TASK STATEMENT: Pictures do not belong in the copy. Return all of the entries exactly.

Collected data:
Begin

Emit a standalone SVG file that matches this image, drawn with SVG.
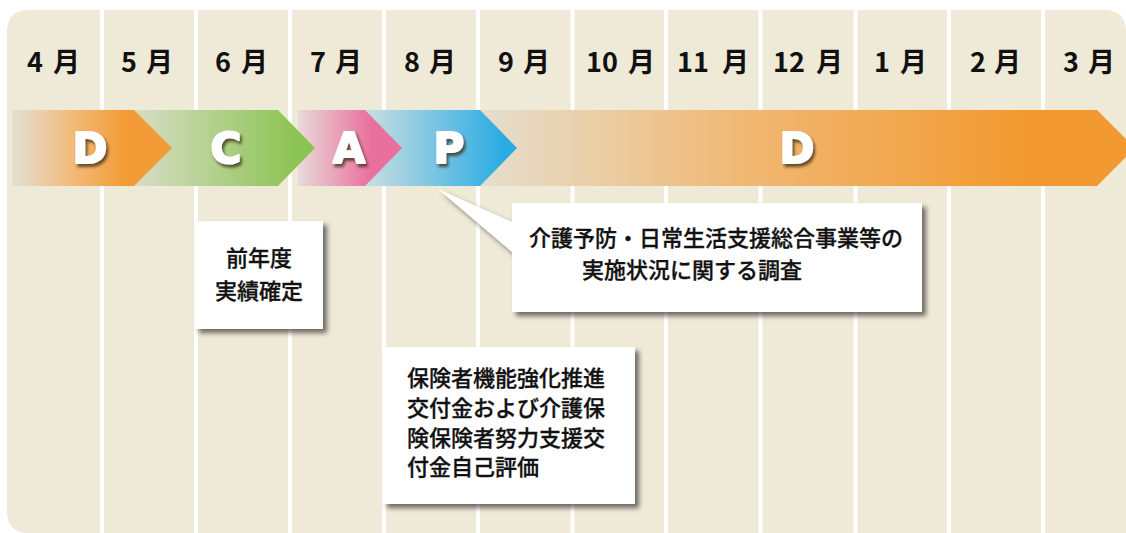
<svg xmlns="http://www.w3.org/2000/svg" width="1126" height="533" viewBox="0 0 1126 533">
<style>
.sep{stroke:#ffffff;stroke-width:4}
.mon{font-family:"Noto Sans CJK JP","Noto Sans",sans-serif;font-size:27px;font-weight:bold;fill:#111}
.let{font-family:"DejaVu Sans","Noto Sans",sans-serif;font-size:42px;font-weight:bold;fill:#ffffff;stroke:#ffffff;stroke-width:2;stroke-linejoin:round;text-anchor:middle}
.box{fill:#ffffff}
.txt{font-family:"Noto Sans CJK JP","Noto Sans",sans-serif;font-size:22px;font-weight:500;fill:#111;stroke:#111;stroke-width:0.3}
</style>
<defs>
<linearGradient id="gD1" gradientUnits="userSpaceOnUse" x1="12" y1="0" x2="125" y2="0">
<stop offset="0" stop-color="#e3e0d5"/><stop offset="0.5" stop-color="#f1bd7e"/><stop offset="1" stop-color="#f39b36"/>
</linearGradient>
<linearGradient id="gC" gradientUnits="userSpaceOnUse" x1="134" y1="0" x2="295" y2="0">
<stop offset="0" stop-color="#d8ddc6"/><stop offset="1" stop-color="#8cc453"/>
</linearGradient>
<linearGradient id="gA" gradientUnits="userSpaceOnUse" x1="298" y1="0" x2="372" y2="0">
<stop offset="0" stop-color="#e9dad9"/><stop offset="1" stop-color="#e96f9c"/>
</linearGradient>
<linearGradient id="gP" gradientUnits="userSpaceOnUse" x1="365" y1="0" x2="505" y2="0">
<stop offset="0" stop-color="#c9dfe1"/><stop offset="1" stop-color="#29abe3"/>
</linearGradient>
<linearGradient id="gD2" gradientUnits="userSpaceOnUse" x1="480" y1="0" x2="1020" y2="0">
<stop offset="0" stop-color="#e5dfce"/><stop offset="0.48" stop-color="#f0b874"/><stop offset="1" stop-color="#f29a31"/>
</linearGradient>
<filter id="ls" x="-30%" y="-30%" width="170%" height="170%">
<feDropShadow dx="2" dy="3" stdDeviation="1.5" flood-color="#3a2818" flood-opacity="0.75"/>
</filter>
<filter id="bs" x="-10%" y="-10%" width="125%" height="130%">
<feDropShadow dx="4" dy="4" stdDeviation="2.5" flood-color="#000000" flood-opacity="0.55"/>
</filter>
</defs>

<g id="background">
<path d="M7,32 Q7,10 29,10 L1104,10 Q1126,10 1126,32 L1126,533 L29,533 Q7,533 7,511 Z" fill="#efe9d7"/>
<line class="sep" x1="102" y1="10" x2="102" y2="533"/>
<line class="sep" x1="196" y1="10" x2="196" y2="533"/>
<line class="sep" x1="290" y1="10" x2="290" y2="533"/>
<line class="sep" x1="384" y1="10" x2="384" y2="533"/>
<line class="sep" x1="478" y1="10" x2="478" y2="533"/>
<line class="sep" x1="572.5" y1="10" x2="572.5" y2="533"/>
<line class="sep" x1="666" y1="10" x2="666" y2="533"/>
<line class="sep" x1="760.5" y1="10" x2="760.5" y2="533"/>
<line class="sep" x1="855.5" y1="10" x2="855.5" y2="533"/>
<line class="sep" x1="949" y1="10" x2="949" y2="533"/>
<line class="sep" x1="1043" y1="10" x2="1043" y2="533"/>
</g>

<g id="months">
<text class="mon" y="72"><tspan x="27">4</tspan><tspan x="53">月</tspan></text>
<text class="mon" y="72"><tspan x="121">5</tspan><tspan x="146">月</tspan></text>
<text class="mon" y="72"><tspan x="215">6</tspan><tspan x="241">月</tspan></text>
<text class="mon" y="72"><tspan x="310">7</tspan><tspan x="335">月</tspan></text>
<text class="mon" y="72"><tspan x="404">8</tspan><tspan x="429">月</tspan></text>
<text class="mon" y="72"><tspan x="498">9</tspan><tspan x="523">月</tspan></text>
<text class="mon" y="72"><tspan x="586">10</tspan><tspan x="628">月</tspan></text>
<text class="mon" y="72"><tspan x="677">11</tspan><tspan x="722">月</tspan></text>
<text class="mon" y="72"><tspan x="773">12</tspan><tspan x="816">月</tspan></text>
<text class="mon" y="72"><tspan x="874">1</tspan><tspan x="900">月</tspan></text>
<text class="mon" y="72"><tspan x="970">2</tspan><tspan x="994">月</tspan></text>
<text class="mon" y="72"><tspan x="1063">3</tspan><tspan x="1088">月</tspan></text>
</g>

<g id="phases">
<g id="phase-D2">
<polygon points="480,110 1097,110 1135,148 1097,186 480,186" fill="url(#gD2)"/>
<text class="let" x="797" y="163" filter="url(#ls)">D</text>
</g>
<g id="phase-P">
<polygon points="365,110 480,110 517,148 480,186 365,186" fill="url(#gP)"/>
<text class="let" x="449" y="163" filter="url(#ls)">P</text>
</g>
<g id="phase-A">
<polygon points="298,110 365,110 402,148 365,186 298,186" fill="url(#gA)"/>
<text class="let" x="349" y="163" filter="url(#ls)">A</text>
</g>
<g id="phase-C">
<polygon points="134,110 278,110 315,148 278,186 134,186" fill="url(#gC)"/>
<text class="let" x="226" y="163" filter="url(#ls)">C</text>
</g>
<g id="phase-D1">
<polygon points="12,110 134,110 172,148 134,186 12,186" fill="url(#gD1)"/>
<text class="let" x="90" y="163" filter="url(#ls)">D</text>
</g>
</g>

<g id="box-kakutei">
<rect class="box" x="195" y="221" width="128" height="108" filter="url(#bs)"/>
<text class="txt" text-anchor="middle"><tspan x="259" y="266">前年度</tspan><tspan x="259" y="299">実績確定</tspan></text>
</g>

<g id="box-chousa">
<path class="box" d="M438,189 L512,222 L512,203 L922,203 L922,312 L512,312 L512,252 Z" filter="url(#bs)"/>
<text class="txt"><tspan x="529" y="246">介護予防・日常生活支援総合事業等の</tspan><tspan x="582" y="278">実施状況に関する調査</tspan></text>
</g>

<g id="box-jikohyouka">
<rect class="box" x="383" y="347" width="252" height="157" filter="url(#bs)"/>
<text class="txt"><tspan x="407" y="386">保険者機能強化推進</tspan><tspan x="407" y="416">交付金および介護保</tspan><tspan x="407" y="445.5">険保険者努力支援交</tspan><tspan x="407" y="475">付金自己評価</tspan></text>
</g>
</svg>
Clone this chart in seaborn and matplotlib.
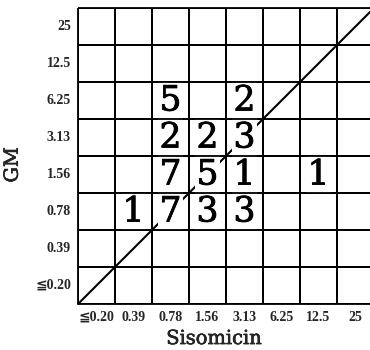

End

OUTPUT OF THE TASK:
Emit a standalone SVG file that matches this image, drawn with SVG.
<svg xmlns="http://www.w3.org/2000/svg" width="1126" height="533" viewBox="0 0 1126 533">
<style>
.sep{stroke:#ffffff;stroke-width:4}
.mon{font-family:"Noto Sans CJK JP","Noto Sans",sans-serif;font-size:27px;font-weight:bold;fill:#111}
.let{font-family:"DejaVu Sans","Noto Sans",sans-serif;font-size:42px;font-weight:bold;fill:#ffffff;stroke:#ffffff;stroke-width:2;stroke-linejoin:round;text-anchor:middle}
.box{fill:#ffffff}
.txt{font-family:"Noto Sans CJK JP","Noto Sans",sans-serif;font-size:22px;font-weight:500;fill:#111;stroke:#111;stroke-width:0.3}
</style>
<defs>
<linearGradient id="gD1" gradientUnits="userSpaceOnUse" x1="12" y1="0" x2="125" y2="0">
<stop offset="0" stop-color="#e3e0d5"/><stop offset="0.5" stop-color="#f1bd7e"/><stop offset="1" stop-color="#f39b36"/>
</linearGradient>
<linearGradient id="gC" gradientUnits="userSpaceOnUse" x1="134" y1="0" x2="295" y2="0">
<stop offset="0" stop-color="#d8ddc6"/><stop offset="1" stop-color="#8cc453"/>
</linearGradient>
<linearGradient id="gA" gradientUnits="userSpaceOnUse" x1="298" y1="0" x2="372" y2="0">
<stop offset="0" stop-color="#e9dad9"/><stop offset="1" stop-color="#e96f9c"/>
</linearGradient>
<linearGradient id="gP" gradientUnits="userSpaceOnUse" x1="365" y1="0" x2="505" y2="0">
<stop offset="0" stop-color="#c9dfe1"/><stop offset="1" stop-color="#29abe3"/>
</linearGradient>
<linearGradient id="gD2" gradientUnits="userSpaceOnUse" x1="480" y1="0" x2="1020" y2="0">
<stop offset="0" stop-color="#e5dfce"/><stop offset="0.48" stop-color="#f0b874"/><stop offset="1" stop-color="#f29a31"/>
</linearGradient>
<filter id="ls" x="-30%" y="-30%" width="170%" height="170%">
<feDropShadow dx="2" dy="3" stdDeviation="1.5" flood-color="#3a2818" flood-opacity="0.75"/>
</filter>
<filter id="bs" x="-10%" y="-10%" width="125%" height="130%">
<feDropShadow dx="4" dy="4" stdDeviation="2.5" flood-color="#000000" flood-opacity="0.55"/>
</filter>
</defs>

<g id="background">
<path d="M7,32 Q7,10 29,10 L1104,10 Q1126,10 1126,32 L1126,533 L29,533 Q7,533 7,511 Z" fill="#efe9d7"/>
<line class="sep" x1="102" y1="10" x2="102" y2="533"/>
<line class="sep" x1="196" y1="10" x2="196" y2="533"/>
<line class="sep" x1="290" y1="10" x2="290" y2="533"/>
<line class="sep" x1="384" y1="10" x2="384" y2="533"/>
<line class="sep" x1="478" y1="10" x2="478" y2="533"/>
<line class="sep" x1="572.5" y1="10" x2="572.5" y2="533"/>
<line class="sep" x1="666" y1="10" x2="666" y2="533"/>
<line class="sep" x1="760.5" y1="10" x2="760.5" y2="533"/>
<line class="sep" x1="855.5" y1="10" x2="855.5" y2="533"/>
<line class="sep" x1="949" y1="10" x2="949" y2="533"/>
<line class="sep" x1="1043" y1="10" x2="1043" y2="533"/>
</g>

<g id="months">
<text class="mon" y="72"><tspan x="27">4</tspan><tspan x="53">月</tspan></text>
<text class="mon" y="72"><tspan x="121">5</tspan><tspan x="146">月</tspan></text>
<text class="mon" y="72"><tspan x="215">6</tspan><tspan x="241">月</tspan></text>
<text class="mon" y="72"><tspan x="310">7</tspan><tspan x="335">月</tspan></text>
<text class="mon" y="72"><tspan x="404">8</tspan><tspan x="429">月</tspan></text>
<text class="mon" y="72"><tspan x="498">9</tspan><tspan x="523">月</tspan></text>
<text class="mon" y="72"><tspan x="586">10</tspan><tspan x="628">月</tspan></text>
<text class="mon" y="72"><tspan x="677">11</tspan><tspan x="722">月</tspan></text>
<text class="mon" y="72"><tspan x="773">12</tspan><tspan x="816">月</tspan></text>
<text class="mon" y="72"><tspan x="874">1</tspan><tspan x="900">月</tspan></text>
<text class="mon" y="72"><tspan x="970">2</tspan><tspan x="994">月</tspan></text>
<text class="mon" y="72"><tspan x="1063">3</tspan><tspan x="1088">月</tspan></text>
</g>

<g id="phases">
<g id="phase-D2">
<polygon points="480,110 1097,110 1135,148 1097,186 480,186" fill="url(#gD2)"/>
<text class="let" x="797" y="163" filter="url(#ls)">D</text>
</g>
<g id="phase-P">
<polygon points="365,110 480,110 517,148 480,186 365,186" fill="url(#gP)"/>
<text class="let" x="449" y="163" filter="url(#ls)">P</text>
</g>
<g id="phase-A">
<polygon points="298,110 365,110 402,148 365,186 298,186" fill="url(#gA)"/>
<text class="let" x="349" y="163" filter="url(#ls)">A</text>
</g>
<g id="phase-C">
<polygon points="134,110 278,110 315,148 278,186 134,186" fill="url(#gC)"/>
<text class="let" x="226" y="163" filter="url(#ls)">C</text>
</g>
<g id="phase-D1">
<polygon points="12,110 134,110 172,148 134,186 12,186" fill="url(#gD1)"/>
<text class="let" x="90" y="163" filter="url(#ls)">D</text>
</g>
</g>

<g id="box-kakutei">
<rect class="box" x="195" y="221" width="128" height="108" filter="url(#bs)"/>
<text class="txt" text-anchor="middle"><tspan x="259" y="266">前年度</tspan><tspan x="259" y="299">実績確定</tspan></text>
</g>

<g id="box-chousa">
<path class="box" d="M438,189 L512,222 L512,203 L922,203 L922,312 L512,312 L512,252 Z" filter="url(#bs)"/>
<text class="txt"><tspan x="529" y="246">介護予防・日常生活支援総合事業等の</tspan><tspan x="582" y="278">実施状況に関する調査</tspan></text>
</g>

<g id="box-jikohyouka">
<rect class="box" x="383" y="347" width="252" height="157" filter="url(#bs)"/>
<text class="txt"><tspan x="407" y="386">保険者機能強化推進</tspan><tspan x="407" y="416">交付金および介護保</tspan><tspan x="407" y="445.5">険保険者努力支援交</tspan><tspan x="407" y="475">付金自己評価</tspan></text>
</g>
</svg>
Clone this chart in seaborn and matplotlib.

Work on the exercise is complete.